Accra, Jan. 13, GNA - Ghana Education Service (GES) has launched back to school campaign with a call on parents and caregivers to send their wards back to school.
The launch, which was also used to outdoor what the Ghana Education Service had put in place to ensure students’ safety as they returned to school.
Madam Anne Claire Dufray, Country Representative of UNICEF stated at the launch that eight million Ghanaian boys and girls had suffered profound consequences over the past ten-month due to closure of schools as a result of the COVID-19 pandemic.
She said they had not only missed out on teaching and learning, but also social interactions at schools as well as risked their safety.
She said, some had involved in commercial work for the past months whilst others begged in the streets, stating that if not checked, there would be massive loss to the human capital development.
Madam Dufray said adolescents, especially, females, were at risk as some got pregnant, adding that all gains made to keep the girl-child in school were at risk.
The UNICEF Country Representative said everyone had a responsibility to help send the children back, which would be in the interest of Ghana at large.

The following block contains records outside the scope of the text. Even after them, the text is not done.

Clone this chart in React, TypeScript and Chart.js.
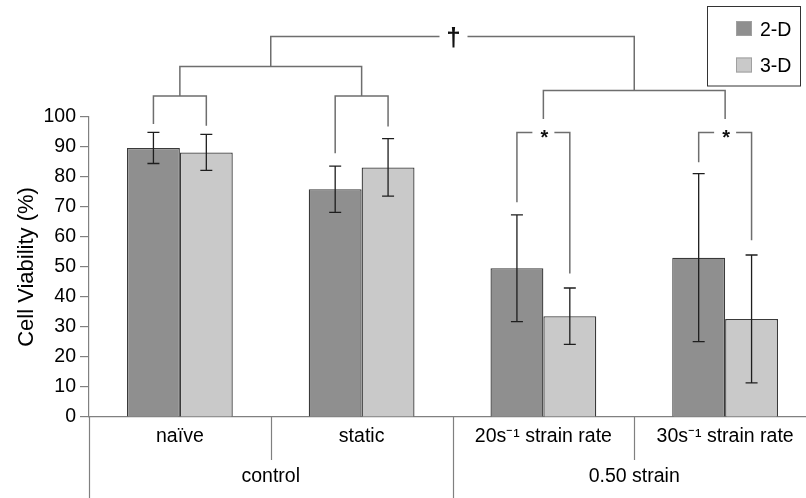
import React, { useEffect, useRef } from 'react';
import { Chart, registerables } from 'chart.js';

Chart.register(...registerables);

// ---------- data ----------
const categories = ['naïve', 'static', '20s⁻¹ strain rate', '30s⁻¹ strain rate'];
const groupLabels = ['control', '0.50 strain'];
const groupOfCategory = [0, 0, 1, 1];
const seriesLabels = ['2-D', '3-D'];
const values2D = [89.7, 75.9, 49.6, 53.1];
const errors2D = [5.2, 7.7, 17.8, 28.0];
const values3D = [88.2, 83.2, 33.6, 32.7];
const errors3D = [6.0, 9.6, 9.4, 21.3];
const yTickMin = 0;
const yTickMax = 100;
const yTickStep = 10;

// significance brackets (values in y units)
const pairLevel = [107.0, 107.0, 94.8, 94.8];
const pairLegEnd2D = [97.7, 87.9, 71.6, 84.9];
const pairLegEnd3D = [97.1, 96.8, 47.8, 58.9];
const pairMark = ['', '', '*', '*'];
const groupLevel = [116.8, 108.8];
const groupLegEnd = [107.0, 99.3];
const topLevel = 126.8;
const topMark = '†';

// ---------- styles ----------
const FONT = '"Liberation Sans", Arial, sans-serif';
const DARK = '#8f8f8f';
const LIGHT = '#c9c9c9';
const BAR_BORDER = '#3a3a3a';
const AXIS = '#808080';
const BRACKET = '#6e6e6e';

const W = 830;
const H = 498;

export default function App() {
  const ref = useRef<HTMLCanvasElement | null>(null);

  useEffect(() => {
    const canvas = ref.current;
    if (!canvas) return;

    const errorBars = {
      id: 'errorBars',
      afterDatasetsDraw(chart: any) {
        const ctx = chart.ctx;
        const y = chart.scales.y;
        const errs = [errors2D, errors3D];
        const vals = [values2D, values3D];
        ctx.save();
        ctx.strokeStyle = '#1e1e1e';
        ctx.lineWidth = 1.3;
        for (let d = 0; d < 2; d++) {
          const meta = chart.getDatasetMeta(d);
          meta.data.forEach((bar: any, j: number) => {
            const x = bar.x;
            const t = y.getPixelForValue(vals[d][j] + errs[d][j]);
            const b = y.getPixelForValue(vals[d][j] - errs[d][j]);
            ctx.beginPath();
            ctx.moveTo(x, t);
            ctx.lineTo(x, b);
            ctx.moveTo(x - 6, t);
            ctx.lineTo(x + 6, t);
            ctx.moveTo(x - 6, b);
            ctx.lineTo(x + 6, b);
            ctx.stroke();
          });
        }
        ctx.restore();
      },
    };

    const drawMark = (ctx: CanvasRenderingContext2D, text: string, x: number, yc: number, font: string) => {
      ctx.font = font;
      ctx.textAlign = 'center';
      ctx.textBaseline = 'alphabetic';
      const m = ctx.measureText(text);
      const asc = m.actualBoundingBoxAscent;
      const desc = m.actualBoundingBoxDescent;
      ctx.fillText(text, x, yc + (asc - desc) / 2);
    };

    const annotations = {
      id: 'annotations',
      afterDraw(chart: any) {
        const ctx = chart.ctx;
        const xs = chart.scales.x;
        const ys = chart.scales.y;
        const area = chart.chartArea;
        const py = (v: number) => ys.getPixelForValue(v);
        const m0 = chart.getDatasetMeta(0);
        const m1 = chart.getDatasetMeta(1);
        const catX = categories.map((_, j) => xs.getPixelForValue(j));

        ctx.save();
        ctx.strokeStyle = BRACKET;
        ctx.lineWidth = 1.5;
        ctx.fillStyle = '#111';

        // pair brackets
        categories.forEach((_, j) => {
          const x1 = m0.data[j].x;
          const x2 = m1.data[j].x;
          const lv = py(pairLevel[j]);
          ctx.strokeStyle = BRACKET;
          ctx.beginPath();
          ctx.moveTo(x1, py(pairLegEnd2D[j]));
          ctx.lineTo(x1, lv);
          if (pairMark[j]) {
            const c = (x1 + x2) / 2;
            ctx.lineTo(c - 11, lv);
            ctx.moveTo(c + 11, lv);
          }
          ctx.lineTo(x2, lv);
          ctx.lineTo(x2, py(pairLegEnd3D[j]));
          ctx.stroke();
          if (pairMark[j]) {
            drawMark(ctx, pairMark[j], (x1 + x2) / 2 + 1, lv + 1, 'bold 20px ' + FONT);
          }
        });

        // group brackets
        const groupMid: number[] = [];
        groupLabels.forEach((_, g) => {
          const idx = categories.map((_, j) => j).filter((j) => groupOfCategory[j] === g);
          const xa = catX[idx[0]];
          const xb = catX[idx[idx.length - 1]];
          const lv = py(groupLevel[g]);
          const le = py(groupLegEnd[g]);
          ctx.beginPath();
          ctx.moveTo(xa, le);
          ctx.lineTo(xa, lv);
          ctx.lineTo(xb, lv);
          ctx.lineTo(xb, le);
          ctx.stroke();
          groupMid.push((xa + xb) / 2);
        });

        // top bracket
        {
          const lv = py(topLevel);
          const xa = groupMid[0];
          const xb = groupMid[1];
          const cx = (xa + xb) / 2 + 1;
          ctx.beginPath();
          ctx.moveTo(xa, py(groupLevel[0]));
          ctx.lineTo(xa, lv);
          ctx.lineTo(cx - 14, lv);
          ctx.moveTo(cx + 14, lv);
          ctx.lineTo(xb, lv);
          ctx.lineTo(xb, py(groupLevel[1]));
          ctx.stroke();
          drawMark(ctx, topMark, cx, lv + 1, 'bold 26px ' + FONT);
        }

        // x-axis dividers
        ctx.strokeStyle = AXIS;
        ctx.lineWidth = 1.2;
        const bottom = area.bottom;
        const bounds: { x: number; full: boolean }[] = [];
        bounds.push({ x: area.left, full: true });
        for (let j = 1; j < categories.length; j++) {
          bounds.push({
            x: (catX[j - 1] + catX[j]) / 2,
            full: groupOfCategory[j] !== groupOfCategory[j - 1],
          });
        }
        bounds.push({ x: area.right, full: true });
        bounds.forEach((b) => {
          ctx.beginPath();
          ctx.moveTo(Math.round(b.x) + 0.5, bottom);
          ctx.lineTo(Math.round(b.x) + 0.5, b.full ? H : bottom + 43);
          ctx.stroke();
        });

        // group labels
        ctx.fillStyle = '#000';
        ctx.font = '19.5px ' + FONT;
        ctx.textAlign = 'center';
        ctx.textBaseline = 'alphabetic';
        groupLabels.forEach((lab, g) => {
          const idx = categories.map((_, j) => j).filter((j) => groupOfCategory[j] === g);
          const cx = idx.reduce((s, j) => s + catX[j], 0) / idx.length;
          ctx.fillText(lab, cx, bottom + 65);
        });

        // legend
        ctx.strokeStyle = '#333';
        ctx.lineWidth = 1;
        ctx.strokeRect(707.5, 6.5, 93, 79.5);
        const colors = [DARK, LIGHT];
        seriesLabels.forEach((lab, i) => {
          const sy = 21 + i * 36.5;
          ctx.fillStyle = colors[i];
          ctx.fillRect(736, sy, 16, 15);
          ctx.strokeStyle = '#a0a0a0';
          ctx.strokeRect(736.5, sy + 0.5, 15, 14);
          ctx.fillStyle = '#000';
          ctx.textAlign = 'left';
          ctx.font = '19.5px ' + FONT;
          ctx.fillText(lab, 760, sy + 14.5);
        });

        ctx.restore();
      },
    };

    const chart = new Chart(canvas, {
      type: 'bar',
      data: {
        labels: categories,
        datasets: [
          {
            label: seriesLabels[0],
            data: values2D,
            backgroundColor: DARK,
            borderColor: BAR_BORDER,
            borderWidth: 1.3,
            categoryPercentage: 0.582,
            barPercentage: 1.0,
          },
          {
            label: seriesLabels[1],
            data: values3D,
            backgroundColor: LIGHT,
            borderColor: BAR_BORDER,
            borderWidth: 1.3,
            categoryPercentage: 0.582,
            barPercentage: 1.0,
          },
        ],
      },
      options: {
        responsive: false,
        animation: false,
        devicePixelRatio: 1,
        layout: { padding: { left: 0, right: 14, top: 117, bottom: 0 } },
        plugins: {
          legend: { display: false },
          tooltip: { enabled: false },
        },
        scales: {
          x: {
            type: 'category',
            offset: true,
            grid: { display: false, drawTicks: false },
            border: { display: true, color: AXIS, width: 1.2 },
            ticks: {
              color: '#000',
              font: { family: FONT, size: 19.5 },
              padding: 8,
              maxRotation: 0,
              autoSkip: false,
            },
            afterFit: (s: any) => {
              s.height = 81;
            },
          },
          y: {
            min: yTickMin,
            max: yTickMax,
            ticks: {
              stepSize: yTickStep,
              color: '#000',
              font: { family: FONT, size: 19.5 },
              padding: 4,
            },
            grid: {
              drawOnChartArea: false,
              drawTicks: true,
              tickLength: 9,
              color: AXIS,
              lineWidth: 1.2,
            },
            border: { display: true, color: AXIS, width: 1.2 },
            title: {
              display: true,
              text: 'Cell Viability (%)',
              color: '#000',
              font: { family: FONT, size: 22 },
              padding: { top: 14, bottom: 0 },
            },
            afterFit: (s: any) => {
              s.width = 89;
            },
          },
        },
      },
      plugins: [errorBars, annotations],
    } as any);

    return () => chart.destroy();
  }, []);

  return (
    <div style={{ position: 'absolute', left: 0, top: 0, width: 806, height: 498, overflow: 'hidden', background: '#fff' }}>
      <canvas ref={ref} width={W} height={H} style={{ width: W, height: H, display: 'block' }} />
    </div>
  );
}
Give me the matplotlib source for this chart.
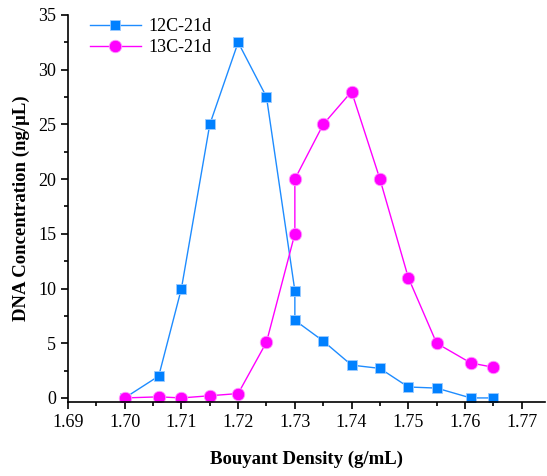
import matplotlib
matplotlib.use("Agg")
import matplotlib.pyplot as plt
from matplotlib.ticker import MultipleLocator

plt.rcParams['font.family'] = ['Liberation Serif', 'DejaVu Serif']

# 12C-21d
x12 = [1.700, 1.706, 1.710, 1.715, 1.720, 1.725, 1.730, 1.730, 1.735, 1.740, 1.745, 1.750, 1.755, 1.761, 1.765]
y12 = [0.0, 2.0, 10.0, 25.0, 32.5, 27.5, 9.8, 7.1, 5.2, 3.0, 2.7, 1.0, 0.9, 0.0, 0.0]
# 13C-21d
x13 = [1.700, 1.706, 1.710, 1.715, 1.720, 1.725, 1.730, 1.730, 1.735, 1.740, 1.745, 1.750, 1.755, 1.761, 1.765]
y13 = [0.0, 0.1, 0.0, 0.2, 0.4, 5.1, 15.0, 20.0, 25.0, 28.0, 20.0, 11.0, 5.0, 3.2, 2.8]

fig = plt.figure(figsize=(5.47, 4.76), dpi=100)
ax = fig.add_axes([0.1243, 0.1555, 0.872, 0.813])

ax.plot(x12, y12, '-s', color='#1E8CFF', mfc='#0080FF', mec='#9CCBFF', mew=0.6,
        ms=7.5, lw=1.0, label='12C-21d')
ax.plot(x13, y13, '-o', color='#FF00FF', mfc='#FF00FF', mec='#FF9CFF', mew=0.6,
        ms=9, lw=1.0, label='13C-21d')

ax.set_xlim(1.69, 1.7741)
ax.set_ylim(-0.37, 35)
ax.xaxis.set_major_locator(MultipleLocator(0.01))
ax.xaxis.set_minor_locator(MultipleLocator(0.005))
ax.yaxis.set_major_locator(MultipleLocator(5))
ax.yaxis.set_minor_locator(MultipleLocator(2.5))
ax.xaxis.set_major_formatter(plt.FormatStrFormatter('%.2f'))

for s in ['top', 'right']:
    ax.spines[s].set_visible(False)
for s in ['left', 'bottom']:
    ax.spines[s].set_linewidth(1.2)
ax.tick_params(which='major', direction='out', length=5, width=1.2, labelsize=13)
ax.tick_params(which='minor', direction='out', length=3, width=1.2)

ax.set_xlabel('Bouyant Density (g/mL)', fontsize=13.5, fontweight='bold', labelpad=14)
ax.set_ylabel('DNA Concentration (ng/\u03bcL)', fontsize=13.5, fontweight='bold', labelpad=6)

ax.legend(loc='upper left', bbox_to_anchor=(0.02, 1.025), frameon=False, fontsize=13,
          handlelength=2.8, handletextpad=0.4, borderaxespad=0.3, labelspacing=0.25)

fig.savefig('out.png', dpi=100)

She pledged UNICEF’s continuous support to ensure child safety and provide the necessary equipment to schools and urged the authorities to monitor adherence of safety protocols at the various schools.
Madam Dufray commended government for its rapid response to contain the pandemic outbreak.
Mr Anthony Boateng, a Deputy Director General of GES advised parents and guardians to support even their daughters that gave birth during the season, adding it did not mean they were condoning sexual promiscuity.
He said after the lockdown, there was recalling of students to complete school as well as the second year students of both the Senior High School and Junior High School, but there had not been a single COVID-19 fatality.
Mr Boateng praised staff, parents and guardians for their cooperation during the period and assured the public that lessons learnt would help manage the re-opening better.
He said with support from the Ghana Health Service (GHS), schools had been mapped to health centres in order to refer cases of unwell students, noting that safety protocols would be strictly enforced.
Trained resourced persons- Regional Advocacy Taskforce drawn from organisations and institutions including; government, Civil Society Organisations, traditional, religious and the media were to ensure community members were sensitized to send their children to school, he said.
Mr Miguel Falcon, representative of Plan International commended the MoE and GES for their efforts to ensure that more children return to school.
Nii Acquaye Bonsu III, Chief of James Town and Chairman for the event asked for more of the outreaches to boost the interest of the community members in education.
The launch brought together religious leaders, traditional heads, heads of institutions, directors of education, union representatives, parents, students, among other stakeholders.
There was a community outreach to boost the interest of the citizenry on the need to send their children back to school and those who had never been to school.